Moving Towards Dynamic/Causal Process Models for Spatio-Temporal Extremes

The last decade has seen a large number of severe heatwaves that were unprecedented in the observational record, highlighting the challenges associated with accurately quantifying the likelihood and magnitude of future extreme events. An alternative to such probabilistic assessments is identification of upper bounds that quantify the hottest surface air temperatures that can possibly be achieved by the end of the 21st century. Theory, simulations, and observational analyses support the existence of a finite upper bound for surface air temperature; however, estimates for future upper-bound values that are realistic and usable for planning remain unavailable. Here, we use atmospheric theory to constrain statistical estimates of surface air temperature upper bounds in the Northern Hemisphere midlatitudes where convection is the limiting mechanism for surface heating. We find that by incorporating atmospheric dynamics within a flexible spatial extremes copula, we can anticipate the most extreme heatwave events over the last four decades. Furthermore, surface and atmospheric humidity play an important role in modulating best- and worst-case upper bound estimates by accounting for the effect of dry-air entrainment. Ultimately, our results provide an important bridge between data-driven (purely statistical) and data-agnostic (purely theoretical) upper bound estimates of surface air temperature. 
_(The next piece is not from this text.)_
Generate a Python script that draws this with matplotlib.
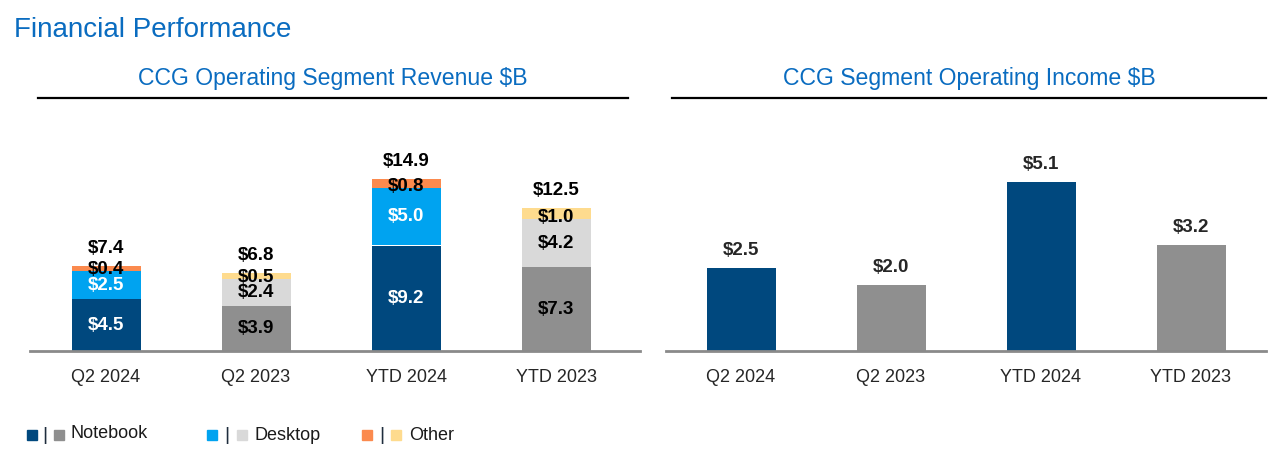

We propose a new model and estimation framework for spatiotemporal streamflow outcomes that flexibly captures asymptotic dependence and independence in the tail of the distribution. We model streamflow using a mixture of Gaussian and max-stable spatial and temporal random variables. A censoring mechanism allows us to leverage observations in the bulk to improve modeling of the tail. As the likelihood is intractable, we develop a deep Vecchia approximation to the likelihood using neural networks to fit a flexible quantile regression model with monotonic splines. Simulations and modeling of streamflow data from the U.S. Geological Survey illustrate the feasibility and practicality of our approach. 

Decision-makers use projections from computer models to prepare for natural hazards including wildfires and floods. Understanding how the computer model inputs influence its projections is a key step in this process. Sobol' sensitivity analysis quantifies the importance of uncertain computer model inputs and their interactions. Performing Sobol' sensitivity analysis can be computationally costly. Replacing the computer model with an emulator reduces the computational burden (Roth et al., 2025). The Bayesian adaptive spline surface (BASS) emulator (1) efficiently handles high-dimensional input spaces and (2) provides Sobol' sensitivity indices without evaluating the emulator (Francom et al., 2018). Strategically adding data points to train the emulator (via adaptive sampling) can further reduce the computational burden by reducing the amount of training data required. We propose an adaptive sampling approach to train the BASS emulator that exploits the Monte Carlo error-free sensitivity indices provided to guide the sampling process. Our process can be tailored to various goals for Sobol' sensitivity analysis, including screening (identifying a set of low sensitivity inputs), ranking (ordering inputs by their relative impact on the model output), and factor mapping (identifying areas of the input space that lead to critical model output values). By drastically reducing computational costs, our approach enables Sobol' sensitivity analysis on a limited computational budget for slow, high-dimensional computer models. Therefore, our approach has the potential to improve understanding of high-dimensional complex systems, such as the reliability of power systems to natural hazards. 

Clusters of extremes in space such as floods and wildfires are ubiquitous in the environment. These spatial clusters of extreme events vary over time as well. Environmental processes are governed by underlying dynamical/mechanistic relationships that concern many variables that can interact both linearly and non-linearly. Indeed, the mechanistic dynamics of such processes can produce extremes through internal sources (e.g., transient growth) and via external forcing. In this research, we build a statistical modeling framework that can include a spatio-temporal dynamics but allows for different types of forcing (extremes and non-extremes). That is, this model should allow for "typical" behavior in the bulk of the marginal distribution but allow for non-trivial extremes (i.e., asymptotic dependence/independence) in either tail.  We use real data to demonstrate that this method can also allow for the modeling of event-level data without having to extract maxima or threshold exceedances.